| Task statement |
Write out each line exactly as given. Leave the pictures out of your copy.

| Dataset section |
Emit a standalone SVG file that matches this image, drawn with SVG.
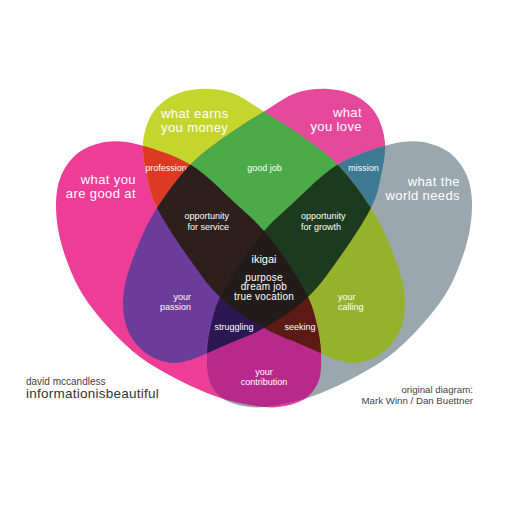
<svg xmlns="http://www.w3.org/2000/svg" xmlns:xlink="http://www.w3.org/1999/xlink" width="512" height="512" viewBox="0 0 512 512">
<style>
text{font-family:"Liberation Sans",Arial,sans-serif;fill:#fff}
.t{font-size:13px;letter-spacing:0.4px}
.s{font-size:9px}
.k{font-size:10px;letter-spacing:0.2px}
.c{text-anchor:middle}
.e{text-anchor:end}
.cr{fill:#444}
</style>
<defs>
<path id="pG" d="M105,142 C115.3,140.7 125.7,141.2 140,145 C154.3,148.8 175,155.2 191,165 C207,174.8 224,193.2 236,204 C248,214.8 254.5,220.3 263,230 C271.5,239.7 279.5,250.8 287,262 C294.5,273.2 303,286.5 308,297 C313,307.5 314.8,315.7 317,325 C319.2,334.3 320.7,343.8 321,353 C321.3,362.2 321.5,372.5 319,380 C316.5,387.5 311.7,393.7 306,398 C300.3,402.3 292,404.5 285,406 C278,407.5 272.3,407.7 264,407 C255.7,406.3 244.5,404.3 235,402 C225.5,399.7 217.3,397.2 207,393 C196.7,388.8 184.2,383 173,377 C161.8,371 150.8,365.3 140,357 C129.2,348.7 118,338.2 108,327 C98,315.8 87.7,303.5 80,290 C72.3,276.5 66,259.8 62,246 C58,232.2 56.2,218.7 56,207 C55.8,195.3 57.3,185 61,176 C64.7,167 70.7,158.7 78,153 C85.3,147.3 97.7,143.3 105,142 Z"/>
<path id="pM" d="M143,143 C143.8,132.7 147.2,121.8 152,114 C156.8,106.2 164,100.2 172,96 C180,91.8 190,89.5 200,89 C210,88.5 221.5,89.3 232,93 C242.5,96.7 251.3,103.8 263,111 C274.7,118.2 289.5,127 302,136 C314.5,145 326.5,153 338,165 C349.5,177 362.2,194.2 371,208 C379.8,221.8 385.5,234.3 391,248 C396.5,261.7 402.2,277.2 404,290 C405.8,302.8 405,315 402,325 C399,335 392.7,343.8 386,350 C379.3,356.2 370,360.3 362,362 C354,363.7 348.3,363 338,360 C327.7,357 312.3,349.3 300,344 C287.7,338.7 277.3,335.8 264,328 C250.7,320.2 233,309.3 220,297 C207,284.7 196.5,268.8 186,254 C175.5,239.2 163.5,221 157,208 C150.5,195 149.3,186.8 147,176 C144.7,165.2 142.2,153.3 143,143 Z"/>
<clipPath id="cG"><use xlink:href="#pG"/></clipPath>
<clipPath id="cW"><use xlink:href="#pG" transform="matrix(-1 0 0 1 528 0)"/></clipPath>
<clipPath id="cM"><use xlink:href="#pM"/></clipPath>
<clipPath id="cL"><use xlink:href="#pM" transform="matrix(-1 0 0 1 528 0)"/></clipPath>
</defs>
<rect width="512" height="512" fill="#fff"/>

<g id="good-at">
<use xlink:href="#pG" fill="#ee3d96"/>
<text class="t e" x="136" y="184">what you</text>
<text class="t e" x="136" y="198">are good at</text>
</g>
<g id="earns-money">
<use xlink:href="#pM" fill="#c4d62e"/>
<text class="t" x="161" y="118">what earns</text>
<text class="t" x="161" y="132">you money</text>
</g>
<g id="you-love">
<use xlink:href="#pM" transform="matrix(-1 0 0 1 528 0)" fill="#e6499b"/>
<text class="t e" x="362" y="117">what</text>
<text class="t e" x="362" y="131">you love</text>
</g>
<g id="world-needs">
<use xlink:href="#pG" transform="matrix(-1 0 0 1 528 0)" fill="#9aa7ae"/>
<text class="t e" x="460" y="185.5">what the</text>
<text class="t e" x="460" y="199.5">world needs</text>
</g>

<g id="overlaps">
<g id="profession"><g clip-path="url(#cG)"><use xlink:href="#pM" fill="#dc3a22"/></g>
<text class="s c" x="166" y="171">profession</text></g>
<g id="good-job"><g clip-path="url(#cM)"><rect width="512" height="512" fill="#4bab48" clip-path="url(#cL)"/></g>
<text class="s c" x="264.5" y="171">good job</text></g>
<g id="mission"><g clip-path="url(#cL)"><rect width="512" height="512" fill="#3e7a93" clip-path="url(#cW)"/></g>
<text class="s c" x="363.5" y="171">mission</text></g>
<g id="passion"><g clip-path="url(#cG)"><rect width="512" height="512" fill="#6b3c9a" clip-path="url(#cL)"/></g>
<text class="s e" x="191" y="300">your</text>
<text class="s e" x="191" y="310">passion</text></g>
<g id="calling"><g clip-path="url(#cM)"><rect width="512" height="512" fill="#96b22d" clip-path="url(#cW)"/></g>
<text class="s" x="338" y="300">your</text>
<text class="s" x="338" y="310">calling</text></g>
<g id="contribution"><g clip-path="url(#cG)"><rect width="512" height="512" fill="#b72a8c" clip-path="url(#cW)"/></g>
<text class="s c" x="264" y="375">your</text>
<text class="s c" x="264" y="384.5">contribution</text></g>

<g id="service"><g clip-path="url(#cG)"><g clip-path="url(#cM)"><rect width="512" height="512" fill="#2d201c" clip-path="url(#cL)"/></g></g>
<text class="s e" x="229" y="219">opportunity</text>
<text class="s e" x="229" y="229.5">for service</text></g>
<g id="growth"><g clip-path="url(#cM)"><g clip-path="url(#cL)"><rect width="512" height="512" fill="#1c3a1e" clip-path="url(#cW)"/></g></g>
<text class="s" x="301" y="219">opportunity</text>
<text class="s" x="301" y="229.5">for growth</text></g>
<g id="struggling"><g clip-path="url(#cG)"><g clip-path="url(#cL)"><rect width="512" height="512" fill="#2b1752" clip-path="url(#cW)"/></g></g>
<text class="s c" x="234" y="329.5">struggling</text></g>
<g id="seeking"><g clip-path="url(#cG)"><g clip-path="url(#cM)"><rect width="512" height="512" fill="#5c1b14" clip-path="url(#cW)"/></g></g>
<text class="s c" x="300" y="329.5">seeking</text></g>

<g id="ikigai"><g clip-path="url(#cG)"><g clip-path="url(#cM)"><g clip-path="url(#cL)"><rect width="512" height="512" fill="#211c1a" clip-path="url(#cW)"/></g></g></g>
<text class="k c" x="264" y="263" style="font-size:11px;letter-spacing:0">ikigai</text>
<text class="k c" x="264" y="280.5">purpose</text>
<text class="k c" x="264" y="290.2">dream job</text>
<text class="k c" x="264" y="299.9">true vocation</text></g>
</g>

<g id="credits">
<text class="cr" x="26" y="384.5" style="font-size:10px">david mccandless</text>
<text x="26" y="397.5" style="font-size:13.5px;letter-spacing:0.25px;fill:#333">informationisbeautiful</text>
<text class="cr e" x="473" y="392.5" style="font-size:9.7px">original diagram:</text>
<text class="cr e" x="473" y="403.5" style="font-size:9.7px">Mark Winn / Dan Buettner</text>
</g>
</svg>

| Answer |
Emit a standalone SVG file that matches this image, drawn with SVG.
<svg xmlns="http://www.w3.org/2000/svg" xmlns:xlink="http://www.w3.org/1999/xlink" width="512" height="512" viewBox="0 0 512 512">
<style>
text{font-family:"Liberation Sans",Arial,sans-serif;fill:#fff}
.t{font-size:13px;letter-spacing:0.4px}
.s{font-size:9px}
.k{font-size:10px;letter-spacing:0.2px}
.c{text-anchor:middle}
.e{text-anchor:end}
.cr{fill:#444}
</style>
<defs>
<path id="pG" d="M105,142 C115.3,140.7 125.7,141.2 140,145 C154.3,148.8 175,155.2 191,165 C207,174.8 224,193.2 236,204 C248,214.8 254.5,220.3 263,230 C271.5,239.7 279.5,250.8 287,262 C294.5,273.2 303,286.5 308,297 C313,307.5 314.8,315.7 317,325 C319.2,334.3 320.7,343.8 321,353 C321.3,362.2 321.5,372.5 319,380 C316.5,387.5 311.7,393.7 306,398 C300.3,402.3 292,404.5 285,406 C278,407.5 272.3,407.7 264,407 C255.7,406.3 244.5,404.3 235,402 C225.5,399.7 217.3,397.2 207,393 C196.7,388.8 184.2,383 173,377 C161.8,371 150.8,365.3 140,357 C129.2,348.7 118,338.2 108,327 C98,315.8 87.7,303.5 80,290 C72.3,276.5 66,259.8 62,246 C58,232.2 56.2,218.7 56,207 C55.8,195.3 57.3,185 61,176 C64.7,167 70.7,158.7 78,153 C85.3,147.3 97.7,143.3 105,142 Z"/>
<path id="pM" d="M143,143 C143.8,132.7 147.2,121.8 152,114 C156.8,106.2 164,100.2 172,96 C180,91.8 190,89.5 200,89 C210,88.5 221.5,89.3 232,93 C242.5,96.7 251.3,103.8 263,111 C274.7,118.2 289.5,127 302,136 C314.5,145 326.5,153 338,165 C349.5,177 362.2,194.2 371,208 C379.8,221.8 385.5,234.3 391,248 C396.5,261.7 402.2,277.2 404,290 C405.8,302.8 405,315 402,325 C399,335 392.7,343.8 386,350 C379.3,356.2 370,360.3 362,362 C354,363.7 348.3,363 338,360 C327.7,357 312.3,349.3 300,344 C287.7,338.7 277.3,335.8 264,328 C250.7,320.2 233,309.3 220,297 C207,284.7 196.5,268.8 186,254 C175.5,239.2 163.5,221 157,208 C150.5,195 149.3,186.8 147,176 C144.7,165.2 142.2,153.3 143,143 Z"/>
<clipPath id="cG"><use xlink:href="#pG"/></clipPath>
<clipPath id="cW"><use xlink:href="#pG" transform="matrix(-1 0 0 1 528 0)"/></clipPath>
<clipPath id="cM"><use xlink:href="#pM"/></clipPath>
<clipPath id="cL"><use xlink:href="#pM" transform="matrix(-1 0 0 1 528 0)"/></clipPath>
</defs>
<rect width="512" height="512" fill="#fff"/>

<g id="good-at">
<use xlink:href="#pG" fill="#ee3d96"/>
<text class="t e" x="136" y="184">what you</text>
<text class="t e" x="136" y="198">are good at</text>
</g>
<g id="earns-money">
<use xlink:href="#pM" fill="#c4d62e"/>
<text class="t" x="161" y="118">what earns</text>
<text class="t" x="161" y="132">you money</text>
</g>
<g id="you-love">
<use xlink:href="#pM" transform="matrix(-1 0 0 1 528 0)" fill="#e6499b"/>
<text class="t e" x="362" y="117">what</text>
<text class="t e" x="362" y="131">you love</text>
</g>
<g id="world-needs">
<use xlink:href="#pG" transform="matrix(-1 0 0 1 528 0)" fill="#9aa7ae"/>
<text class="t e" x="460" y="185.5">what the</text>
<text class="t e" x="460" y="199.5">world needs</text>
</g>

<g id="overlaps">
<g id="profession"><g clip-path="url(#cG)"><use xlink:href="#pM" fill="#dc3a22"/></g>
<text class="s c" x="166" y="171">profession</text></g>
<g id="good-job"><g clip-path="url(#cM)"><rect width="512" height="512" fill="#4bab48" clip-path="url(#cL)"/></g>
<text class="s c" x="264.5" y="171">good job</text></g>
<g id="mission"><g clip-path="url(#cL)"><rect width="512" height="512" fill="#3e7a93" clip-path="url(#cW)"/></g>
<text class="s c" x="363.5" y="171">mission</text></g>
<g id="passion"><g clip-path="url(#cG)"><rect width="512" height="512" fill="#6b3c9a" clip-path="url(#cL)"/></g>
<text class="s e" x="191" y="300">your</text>
<text class="s e" x="191" y="310">passion</text></g>
<g id="calling"><g clip-path="url(#cM)"><rect width="512" height="512" fill="#96b22d" clip-path="url(#cW)"/></g>
<text class="s" x="338" y="300">your</text>
<text class="s" x="338" y="310">calling</text></g>
<g id="contribution"><g clip-path="url(#cG)"><rect width="512" height="512" fill="#b72a8c" clip-path="url(#cW)"/></g>
<text class="s c" x="264" y="375">your</text>
<text class="s c" x="264" y="384.5">contribution</text></g>

<g id="service"><g clip-path="url(#cG)"><g clip-path="url(#cM)"><rect width="512" height="512" fill="#2d201c" clip-path="url(#cL)"/></g></g>
<text class="s e" x="229" y="219">opportunity</text>
<text class="s e" x="229" y="229.5">for service</text></g>
<g id="growth"><g clip-path="url(#cM)"><g clip-path="url(#cL)"><rect width="512" height="512" fill="#1c3a1e" clip-path="url(#cW)"/></g></g>
<text class="s" x="301" y="219">opportunity</text>
<text class="s" x="301" y="229.5">for growth</text></g>
<g id="struggling"><g clip-path="url(#cG)"><g clip-path="url(#cL)"><rect width="512" height="512" fill="#2b1752" clip-path="url(#cW)"/></g></g>
<text class="s c" x="234" y="329.5">struggling</text></g>
<g id="seeking"><g clip-path="url(#cG)"><g clip-path="url(#cM)"><rect width="512" height="512" fill="#5c1b14" clip-path="url(#cW)"/></g></g>
<text class="s c" x="300" y="329.5">seeking</text></g>

<g id="ikigai"><g clip-path="url(#cG)"><g clip-path="url(#cM)"><g clip-path="url(#cL)"><rect width="512" height="512" fill="#211c1a" clip-path="url(#cW)"/></g></g></g>
<text class="k c" x="264" y="263" style="font-size:11px;letter-spacing:0">ikigai</text>
<text class="k c" x="264" y="280.5">purpose</text>
<text class="k c" x="264" y="290.2">dream job</text>
<text class="k c" x="264" y="299.9">true vocation</text></g>
</g>

<g id="credits">
<text class="cr" x="26" y="384.5" style="font-size:10px">david mccandless</text>
<text x="26" y="397.5" style="font-size:13.5px;letter-spacing:0.25px;fill:#333">informationisbeautiful</text>
<text class="cr e" x="473" y="392.5" style="font-size:9.7px">original diagram:</text>
<text class="cr e" x="473" y="403.5" style="font-size:9.7px">Mark Winn / Dan Buettner</text>
</g>
</svg>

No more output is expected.